I am moving through a classic paper (On Average Height of Planted Plane Trees by Knuth, de Bruijn and Rice, 1972), and I would like to trade a weaker result for simpler mathematical tools, because my skills are not up for the task. I would simply like to prove that the average height $h_n$ of a tree with $n$ nodes (i.e. the maximum number of nodes from the root to a leaf) satisfies $h_n \sim \sqrt{\pi n}$.
The outline from the article is as follows and may be skipped.

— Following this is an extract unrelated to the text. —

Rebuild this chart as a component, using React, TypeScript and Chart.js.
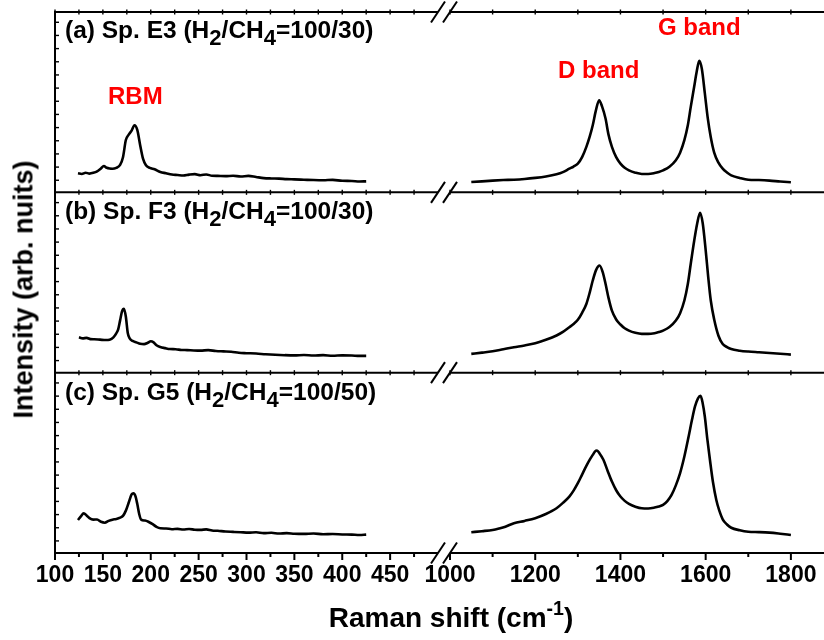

Let $A_{nh}$ be the number of trees with height less than or equal to $h$ (with the convention $A_{nh} = A_{nn}$ for all $h \geqslant n$) and $B_{nh}$ the number of trees of $n$ nodes with height greater than or equal to $h+1$ (that is, $B_{nh} = A_{nn} - A_{nh}$). Then $h_n = S_n/A_{nn}$, where $S_n$ is the finite sum $$ S_n = \sum_{h \geqslant 1} h(A_{nh} - A_{n,h-1}) = \sum_{h \geqslant 1} h(B_{n,h-1} - B_{nh}) = \sum_{h \geqslant 0} B_{nh}. $$ It is well known that $A_{nn} = \frac{1}{n}\binom{2n-2}{n-1}$, for the set of general trees with $n$ nodes is in bijection with the set of binary trees with $n-1$ nodes, counted by the Catalan numbers. Thus, the first step is to find $B_{nh}$ and then the main term in the asymptotic expansion of $S_n$. At this point the authors use analytical combinatorics (three pages) to derive $$ B_{n+1,h-1} = \sum_{k \geqslant 1} \left[\binom{2n}{n+1-kh} - 2\binom{2n}{n-kh} + \binom{2n}{n-1-kh}\right]. $$
Then they say that $$ S_{n+1} = \sum_{k \geqslant 1}d(k) \cdot \left[\binom{2n}{n+1-k} - 2\binom{2n}{n-k} + \binom{2n}{n-1-k}\right], $$ where $d(k)$ is the number of positive divisors of $k$. (They go about it with an integral on the complex plane.)
If I am not mistaken, this boils down to prove $$ \sum_{k \geqslant 1}\sum_{h \geqslant 1}\binom{2n}{n+a-kh} = \sum_{k' \geqslant 1}d(k') \cdot \binom{2n}{n+a-k'}. $$ How would you approach this identity without using complex analysis?
EDIT: Terry Tao nailed it in a comment below: if we write all the binomial coefficients summed in the left-hand side, we can regroup them by multiples of $k$, that is, by divisors of $k'$. (What obscures this simple argument is to use $k$ on the right-hand side as well and think that it is the same as in the left-hand side.)